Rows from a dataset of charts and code
□ □ □ □ □

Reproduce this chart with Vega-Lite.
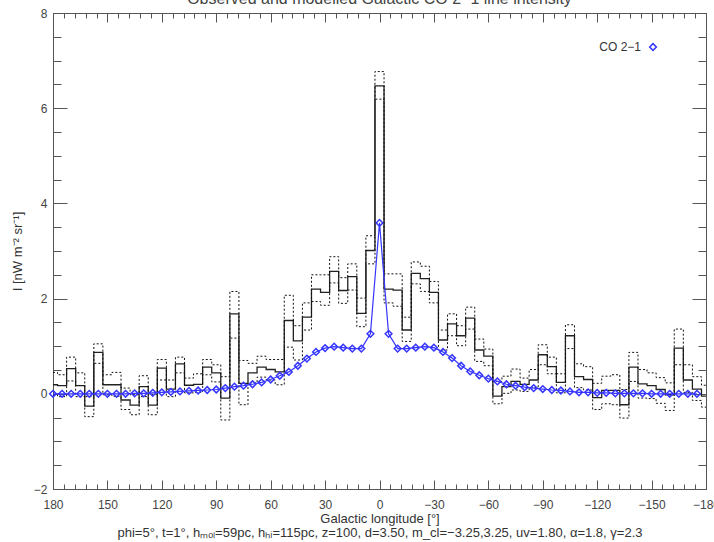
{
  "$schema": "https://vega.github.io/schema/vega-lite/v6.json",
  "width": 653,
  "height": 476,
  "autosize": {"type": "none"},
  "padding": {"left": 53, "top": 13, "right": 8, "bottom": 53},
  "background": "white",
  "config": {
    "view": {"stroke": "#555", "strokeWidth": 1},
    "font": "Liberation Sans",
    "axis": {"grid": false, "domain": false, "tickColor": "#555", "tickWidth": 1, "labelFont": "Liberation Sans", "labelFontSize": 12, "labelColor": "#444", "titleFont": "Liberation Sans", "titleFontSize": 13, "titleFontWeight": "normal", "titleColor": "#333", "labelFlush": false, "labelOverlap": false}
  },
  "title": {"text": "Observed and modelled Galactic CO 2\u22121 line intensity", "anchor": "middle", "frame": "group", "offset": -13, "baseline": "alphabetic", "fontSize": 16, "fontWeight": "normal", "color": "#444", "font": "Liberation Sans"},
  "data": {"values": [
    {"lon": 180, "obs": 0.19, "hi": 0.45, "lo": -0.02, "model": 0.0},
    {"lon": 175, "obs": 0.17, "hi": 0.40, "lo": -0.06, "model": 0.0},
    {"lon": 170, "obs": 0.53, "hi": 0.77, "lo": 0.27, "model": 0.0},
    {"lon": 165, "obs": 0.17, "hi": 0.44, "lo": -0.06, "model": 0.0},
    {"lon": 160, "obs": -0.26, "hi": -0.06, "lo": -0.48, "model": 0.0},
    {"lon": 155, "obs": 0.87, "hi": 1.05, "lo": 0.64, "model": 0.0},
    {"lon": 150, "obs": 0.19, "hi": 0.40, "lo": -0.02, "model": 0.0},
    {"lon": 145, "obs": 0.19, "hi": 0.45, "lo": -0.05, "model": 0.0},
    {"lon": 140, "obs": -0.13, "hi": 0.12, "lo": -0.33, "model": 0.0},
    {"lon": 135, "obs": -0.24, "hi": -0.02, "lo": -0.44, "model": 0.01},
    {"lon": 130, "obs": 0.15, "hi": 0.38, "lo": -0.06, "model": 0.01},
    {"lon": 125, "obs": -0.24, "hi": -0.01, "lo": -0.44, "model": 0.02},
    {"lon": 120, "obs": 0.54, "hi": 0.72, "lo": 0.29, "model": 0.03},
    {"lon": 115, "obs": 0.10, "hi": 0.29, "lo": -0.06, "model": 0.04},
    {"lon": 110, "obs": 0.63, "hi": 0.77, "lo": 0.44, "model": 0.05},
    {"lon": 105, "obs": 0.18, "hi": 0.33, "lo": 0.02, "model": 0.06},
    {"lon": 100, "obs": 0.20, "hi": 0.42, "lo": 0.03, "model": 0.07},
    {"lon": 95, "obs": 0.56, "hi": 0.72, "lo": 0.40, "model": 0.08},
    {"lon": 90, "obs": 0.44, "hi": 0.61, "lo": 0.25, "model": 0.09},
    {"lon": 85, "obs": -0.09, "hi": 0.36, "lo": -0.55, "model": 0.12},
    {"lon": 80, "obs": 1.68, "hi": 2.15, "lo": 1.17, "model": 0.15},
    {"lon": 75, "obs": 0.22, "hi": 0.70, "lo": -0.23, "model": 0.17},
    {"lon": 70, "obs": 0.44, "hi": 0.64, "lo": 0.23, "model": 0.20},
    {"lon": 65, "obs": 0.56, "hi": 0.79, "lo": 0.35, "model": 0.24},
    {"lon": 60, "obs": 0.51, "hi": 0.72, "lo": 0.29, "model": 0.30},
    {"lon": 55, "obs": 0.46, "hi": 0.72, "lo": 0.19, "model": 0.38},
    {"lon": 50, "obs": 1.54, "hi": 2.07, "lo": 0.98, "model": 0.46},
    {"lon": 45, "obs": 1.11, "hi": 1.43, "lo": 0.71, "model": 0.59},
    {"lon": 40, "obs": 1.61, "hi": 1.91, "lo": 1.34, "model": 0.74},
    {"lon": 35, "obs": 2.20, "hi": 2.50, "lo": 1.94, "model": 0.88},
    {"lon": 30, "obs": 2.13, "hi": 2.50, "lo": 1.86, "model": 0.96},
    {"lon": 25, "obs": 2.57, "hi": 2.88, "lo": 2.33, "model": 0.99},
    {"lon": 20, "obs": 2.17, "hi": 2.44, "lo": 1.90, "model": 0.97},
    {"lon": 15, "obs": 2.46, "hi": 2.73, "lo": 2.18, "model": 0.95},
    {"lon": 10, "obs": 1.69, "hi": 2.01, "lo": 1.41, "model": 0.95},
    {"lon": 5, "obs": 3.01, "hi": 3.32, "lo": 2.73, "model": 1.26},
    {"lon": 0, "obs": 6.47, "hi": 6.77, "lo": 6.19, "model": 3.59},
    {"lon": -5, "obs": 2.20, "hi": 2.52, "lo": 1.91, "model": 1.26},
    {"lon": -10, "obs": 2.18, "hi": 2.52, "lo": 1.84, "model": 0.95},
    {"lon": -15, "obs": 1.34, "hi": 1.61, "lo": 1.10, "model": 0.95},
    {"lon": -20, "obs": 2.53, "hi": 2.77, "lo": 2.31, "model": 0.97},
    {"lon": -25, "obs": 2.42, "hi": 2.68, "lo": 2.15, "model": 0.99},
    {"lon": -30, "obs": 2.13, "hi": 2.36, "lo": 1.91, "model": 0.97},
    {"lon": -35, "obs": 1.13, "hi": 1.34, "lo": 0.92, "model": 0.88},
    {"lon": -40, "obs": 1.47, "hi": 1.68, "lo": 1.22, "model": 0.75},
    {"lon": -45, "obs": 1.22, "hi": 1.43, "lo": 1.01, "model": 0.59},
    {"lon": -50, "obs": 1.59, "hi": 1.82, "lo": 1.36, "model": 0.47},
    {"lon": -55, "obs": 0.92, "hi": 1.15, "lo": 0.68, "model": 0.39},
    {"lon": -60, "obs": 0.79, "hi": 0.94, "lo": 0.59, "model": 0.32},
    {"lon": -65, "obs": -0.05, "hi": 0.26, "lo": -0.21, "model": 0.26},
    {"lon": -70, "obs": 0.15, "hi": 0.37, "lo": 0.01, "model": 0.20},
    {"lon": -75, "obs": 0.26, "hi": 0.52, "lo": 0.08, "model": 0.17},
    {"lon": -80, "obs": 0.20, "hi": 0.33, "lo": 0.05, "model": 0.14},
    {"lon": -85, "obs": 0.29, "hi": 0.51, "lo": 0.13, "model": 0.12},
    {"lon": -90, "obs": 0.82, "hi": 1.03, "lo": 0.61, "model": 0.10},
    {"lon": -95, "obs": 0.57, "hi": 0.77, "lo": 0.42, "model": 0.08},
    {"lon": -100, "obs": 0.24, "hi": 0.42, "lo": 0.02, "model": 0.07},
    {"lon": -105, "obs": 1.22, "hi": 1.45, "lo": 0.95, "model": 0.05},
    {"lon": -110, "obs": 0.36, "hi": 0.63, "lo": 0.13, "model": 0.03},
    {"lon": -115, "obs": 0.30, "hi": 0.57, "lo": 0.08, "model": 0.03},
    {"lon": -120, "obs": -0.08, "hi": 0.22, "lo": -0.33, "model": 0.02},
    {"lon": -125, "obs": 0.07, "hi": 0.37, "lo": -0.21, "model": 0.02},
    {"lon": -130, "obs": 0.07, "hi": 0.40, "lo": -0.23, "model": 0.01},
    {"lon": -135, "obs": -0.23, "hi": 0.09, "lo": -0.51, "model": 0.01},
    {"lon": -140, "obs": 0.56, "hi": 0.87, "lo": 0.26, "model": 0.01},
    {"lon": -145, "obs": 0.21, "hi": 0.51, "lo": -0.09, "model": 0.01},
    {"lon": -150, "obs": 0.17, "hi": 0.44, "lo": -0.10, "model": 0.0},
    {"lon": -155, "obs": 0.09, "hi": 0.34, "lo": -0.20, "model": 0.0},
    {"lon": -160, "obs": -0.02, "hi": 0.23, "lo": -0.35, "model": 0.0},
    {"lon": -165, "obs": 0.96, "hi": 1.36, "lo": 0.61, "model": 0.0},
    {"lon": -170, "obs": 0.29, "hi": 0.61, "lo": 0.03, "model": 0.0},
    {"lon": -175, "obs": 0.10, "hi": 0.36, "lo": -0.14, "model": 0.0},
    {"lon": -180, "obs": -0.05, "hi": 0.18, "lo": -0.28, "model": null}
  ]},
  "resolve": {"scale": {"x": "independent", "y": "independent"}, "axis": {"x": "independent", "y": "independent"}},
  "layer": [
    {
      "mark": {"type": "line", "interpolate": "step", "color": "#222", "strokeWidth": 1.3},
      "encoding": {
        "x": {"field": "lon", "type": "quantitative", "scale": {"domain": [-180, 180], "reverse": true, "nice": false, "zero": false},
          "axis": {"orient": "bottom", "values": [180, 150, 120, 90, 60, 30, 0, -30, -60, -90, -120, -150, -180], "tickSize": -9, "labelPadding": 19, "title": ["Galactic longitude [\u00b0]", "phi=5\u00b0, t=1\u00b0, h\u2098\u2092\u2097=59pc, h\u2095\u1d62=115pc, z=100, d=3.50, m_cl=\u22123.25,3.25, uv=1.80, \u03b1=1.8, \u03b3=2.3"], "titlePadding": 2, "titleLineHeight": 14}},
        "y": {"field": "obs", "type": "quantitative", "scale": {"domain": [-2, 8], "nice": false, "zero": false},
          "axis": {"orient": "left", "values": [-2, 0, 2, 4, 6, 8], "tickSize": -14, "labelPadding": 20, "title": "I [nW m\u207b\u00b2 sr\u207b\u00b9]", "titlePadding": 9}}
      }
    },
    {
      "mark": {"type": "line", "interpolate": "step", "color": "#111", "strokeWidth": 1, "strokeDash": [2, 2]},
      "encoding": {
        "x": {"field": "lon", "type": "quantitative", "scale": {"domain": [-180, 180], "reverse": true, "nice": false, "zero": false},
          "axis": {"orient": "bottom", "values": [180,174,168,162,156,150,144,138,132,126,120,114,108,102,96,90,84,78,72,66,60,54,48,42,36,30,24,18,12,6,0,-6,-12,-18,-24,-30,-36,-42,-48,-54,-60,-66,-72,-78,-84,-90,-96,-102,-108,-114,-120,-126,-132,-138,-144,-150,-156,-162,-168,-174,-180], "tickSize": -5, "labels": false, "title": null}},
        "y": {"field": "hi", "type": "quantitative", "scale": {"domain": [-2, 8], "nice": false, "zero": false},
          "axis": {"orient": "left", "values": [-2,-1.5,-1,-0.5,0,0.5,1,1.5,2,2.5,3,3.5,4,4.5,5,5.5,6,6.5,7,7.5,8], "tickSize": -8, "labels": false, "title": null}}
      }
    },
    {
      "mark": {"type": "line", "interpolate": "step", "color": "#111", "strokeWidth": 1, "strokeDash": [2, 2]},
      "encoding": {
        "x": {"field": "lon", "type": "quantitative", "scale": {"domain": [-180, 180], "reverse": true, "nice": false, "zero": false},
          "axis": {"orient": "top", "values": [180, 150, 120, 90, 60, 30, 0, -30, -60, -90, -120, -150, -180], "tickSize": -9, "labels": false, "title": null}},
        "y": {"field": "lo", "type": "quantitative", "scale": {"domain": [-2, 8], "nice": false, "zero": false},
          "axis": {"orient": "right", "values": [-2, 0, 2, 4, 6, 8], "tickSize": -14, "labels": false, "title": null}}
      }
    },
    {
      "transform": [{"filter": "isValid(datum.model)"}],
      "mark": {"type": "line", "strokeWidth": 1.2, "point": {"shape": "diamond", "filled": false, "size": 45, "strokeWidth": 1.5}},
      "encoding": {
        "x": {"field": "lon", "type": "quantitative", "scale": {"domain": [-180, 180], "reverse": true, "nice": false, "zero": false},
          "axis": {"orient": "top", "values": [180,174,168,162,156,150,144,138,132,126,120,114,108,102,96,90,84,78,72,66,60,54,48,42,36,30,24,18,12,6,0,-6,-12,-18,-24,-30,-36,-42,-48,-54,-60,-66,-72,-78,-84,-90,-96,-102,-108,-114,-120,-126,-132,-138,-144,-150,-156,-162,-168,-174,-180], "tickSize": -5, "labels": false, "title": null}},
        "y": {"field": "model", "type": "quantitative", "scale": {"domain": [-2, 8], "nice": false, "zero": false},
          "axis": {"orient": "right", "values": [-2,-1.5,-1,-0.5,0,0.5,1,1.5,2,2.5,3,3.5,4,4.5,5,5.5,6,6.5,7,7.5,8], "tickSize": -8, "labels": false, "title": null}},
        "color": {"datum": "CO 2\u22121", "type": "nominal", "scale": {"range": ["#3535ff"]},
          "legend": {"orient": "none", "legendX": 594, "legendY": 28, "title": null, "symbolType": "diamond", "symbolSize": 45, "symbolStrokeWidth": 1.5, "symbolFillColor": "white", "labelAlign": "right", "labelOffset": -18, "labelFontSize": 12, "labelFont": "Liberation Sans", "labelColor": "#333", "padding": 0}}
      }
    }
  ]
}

□ □ □ □ □

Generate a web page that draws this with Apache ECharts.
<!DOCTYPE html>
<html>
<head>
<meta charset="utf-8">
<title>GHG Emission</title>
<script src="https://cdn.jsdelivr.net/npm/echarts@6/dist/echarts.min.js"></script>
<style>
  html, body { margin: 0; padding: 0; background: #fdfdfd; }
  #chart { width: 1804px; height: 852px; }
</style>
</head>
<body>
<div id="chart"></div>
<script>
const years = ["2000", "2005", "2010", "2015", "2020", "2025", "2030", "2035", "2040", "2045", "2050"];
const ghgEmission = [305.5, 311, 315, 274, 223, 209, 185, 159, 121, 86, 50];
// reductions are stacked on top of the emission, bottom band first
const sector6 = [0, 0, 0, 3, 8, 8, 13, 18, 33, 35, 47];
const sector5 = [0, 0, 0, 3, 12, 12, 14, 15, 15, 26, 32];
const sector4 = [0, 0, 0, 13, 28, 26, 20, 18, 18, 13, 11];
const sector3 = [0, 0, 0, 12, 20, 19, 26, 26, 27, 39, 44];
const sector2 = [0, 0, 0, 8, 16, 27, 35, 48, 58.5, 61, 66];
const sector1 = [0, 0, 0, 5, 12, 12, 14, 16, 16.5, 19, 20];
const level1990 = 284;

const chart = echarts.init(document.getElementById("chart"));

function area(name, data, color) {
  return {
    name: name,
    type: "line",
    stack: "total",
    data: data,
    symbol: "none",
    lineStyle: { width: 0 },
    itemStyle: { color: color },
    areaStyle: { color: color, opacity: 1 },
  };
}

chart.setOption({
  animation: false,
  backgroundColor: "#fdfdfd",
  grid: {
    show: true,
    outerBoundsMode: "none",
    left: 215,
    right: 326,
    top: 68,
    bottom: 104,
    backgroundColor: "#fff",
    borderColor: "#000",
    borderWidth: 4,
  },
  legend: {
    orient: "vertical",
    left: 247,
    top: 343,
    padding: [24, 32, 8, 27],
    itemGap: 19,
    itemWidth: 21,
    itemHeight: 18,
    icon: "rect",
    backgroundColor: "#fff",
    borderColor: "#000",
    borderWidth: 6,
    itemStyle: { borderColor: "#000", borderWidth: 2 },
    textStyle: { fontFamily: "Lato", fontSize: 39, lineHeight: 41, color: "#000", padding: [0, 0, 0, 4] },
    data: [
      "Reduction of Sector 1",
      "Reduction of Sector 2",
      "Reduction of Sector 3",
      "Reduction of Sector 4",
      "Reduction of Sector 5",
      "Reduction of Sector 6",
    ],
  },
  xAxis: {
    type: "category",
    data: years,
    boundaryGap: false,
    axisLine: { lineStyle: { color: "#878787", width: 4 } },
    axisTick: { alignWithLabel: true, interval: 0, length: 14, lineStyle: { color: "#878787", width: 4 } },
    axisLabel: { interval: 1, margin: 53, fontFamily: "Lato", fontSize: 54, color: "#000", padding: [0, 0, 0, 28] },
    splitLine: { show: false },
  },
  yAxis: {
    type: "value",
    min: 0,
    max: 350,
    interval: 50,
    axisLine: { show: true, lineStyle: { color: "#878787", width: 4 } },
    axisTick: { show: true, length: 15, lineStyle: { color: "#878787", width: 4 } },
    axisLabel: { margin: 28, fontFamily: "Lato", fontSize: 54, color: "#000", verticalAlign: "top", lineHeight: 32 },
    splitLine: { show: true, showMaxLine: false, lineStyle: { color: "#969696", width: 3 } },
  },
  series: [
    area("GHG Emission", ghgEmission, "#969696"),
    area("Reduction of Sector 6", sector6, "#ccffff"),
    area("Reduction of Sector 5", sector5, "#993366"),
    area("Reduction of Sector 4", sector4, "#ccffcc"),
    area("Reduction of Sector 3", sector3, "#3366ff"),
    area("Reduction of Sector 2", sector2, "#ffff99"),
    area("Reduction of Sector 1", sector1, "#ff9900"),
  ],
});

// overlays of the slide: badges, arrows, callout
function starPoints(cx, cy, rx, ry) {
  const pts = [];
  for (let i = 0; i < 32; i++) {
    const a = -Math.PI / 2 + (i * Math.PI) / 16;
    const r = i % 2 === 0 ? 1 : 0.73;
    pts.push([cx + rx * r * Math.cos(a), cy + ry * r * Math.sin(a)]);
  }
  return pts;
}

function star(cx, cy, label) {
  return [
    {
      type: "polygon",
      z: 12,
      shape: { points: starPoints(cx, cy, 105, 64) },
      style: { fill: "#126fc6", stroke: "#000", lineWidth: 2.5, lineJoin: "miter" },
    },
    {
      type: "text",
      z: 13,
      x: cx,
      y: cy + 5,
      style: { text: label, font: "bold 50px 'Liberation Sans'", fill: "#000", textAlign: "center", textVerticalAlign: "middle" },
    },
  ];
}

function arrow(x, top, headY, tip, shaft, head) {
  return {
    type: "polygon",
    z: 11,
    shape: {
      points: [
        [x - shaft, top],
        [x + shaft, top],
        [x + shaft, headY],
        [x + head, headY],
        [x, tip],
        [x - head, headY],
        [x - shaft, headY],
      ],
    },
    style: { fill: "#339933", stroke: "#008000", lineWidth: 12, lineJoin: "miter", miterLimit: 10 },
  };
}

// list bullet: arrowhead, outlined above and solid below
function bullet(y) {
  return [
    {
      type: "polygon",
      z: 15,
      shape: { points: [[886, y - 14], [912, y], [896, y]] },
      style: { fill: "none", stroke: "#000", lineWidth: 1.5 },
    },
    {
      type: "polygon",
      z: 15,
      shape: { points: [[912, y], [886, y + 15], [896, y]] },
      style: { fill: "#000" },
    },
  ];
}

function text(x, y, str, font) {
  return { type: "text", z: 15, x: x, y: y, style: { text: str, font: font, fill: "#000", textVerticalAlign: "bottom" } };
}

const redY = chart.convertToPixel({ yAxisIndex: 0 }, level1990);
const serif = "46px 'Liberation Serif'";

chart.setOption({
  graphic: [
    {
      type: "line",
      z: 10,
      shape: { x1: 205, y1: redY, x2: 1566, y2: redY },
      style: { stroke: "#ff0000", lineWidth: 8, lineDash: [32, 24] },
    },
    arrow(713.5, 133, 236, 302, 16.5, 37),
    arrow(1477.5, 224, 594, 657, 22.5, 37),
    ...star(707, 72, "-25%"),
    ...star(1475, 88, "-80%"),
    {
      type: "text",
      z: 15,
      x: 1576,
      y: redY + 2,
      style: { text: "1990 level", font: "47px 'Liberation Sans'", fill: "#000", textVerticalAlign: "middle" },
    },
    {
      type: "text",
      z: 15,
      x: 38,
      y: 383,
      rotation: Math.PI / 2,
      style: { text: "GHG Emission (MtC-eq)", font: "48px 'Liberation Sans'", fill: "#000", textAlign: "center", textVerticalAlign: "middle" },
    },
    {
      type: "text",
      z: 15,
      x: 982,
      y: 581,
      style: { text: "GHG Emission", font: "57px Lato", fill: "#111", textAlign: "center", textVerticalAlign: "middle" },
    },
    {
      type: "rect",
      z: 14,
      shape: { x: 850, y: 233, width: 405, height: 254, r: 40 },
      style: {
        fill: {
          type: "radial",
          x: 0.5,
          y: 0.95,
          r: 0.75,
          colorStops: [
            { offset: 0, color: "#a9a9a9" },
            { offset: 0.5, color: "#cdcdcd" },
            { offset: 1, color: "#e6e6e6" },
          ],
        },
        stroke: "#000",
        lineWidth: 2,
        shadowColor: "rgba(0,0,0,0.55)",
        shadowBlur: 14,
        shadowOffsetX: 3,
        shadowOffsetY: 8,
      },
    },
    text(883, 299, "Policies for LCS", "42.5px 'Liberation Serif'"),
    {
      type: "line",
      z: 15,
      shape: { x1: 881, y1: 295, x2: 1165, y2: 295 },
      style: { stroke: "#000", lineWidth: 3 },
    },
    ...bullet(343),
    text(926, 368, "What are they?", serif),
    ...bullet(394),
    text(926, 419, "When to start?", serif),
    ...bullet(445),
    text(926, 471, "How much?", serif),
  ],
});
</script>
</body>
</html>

□ □ □ □ □

**YOUR OBJECTIVE:** Copy every line from the entries that contains the word "this".

**OUTPUT BELOW:**
Reproduce this chart with Vega-Lite.
Generate a web page that draws this with Apache ECharts.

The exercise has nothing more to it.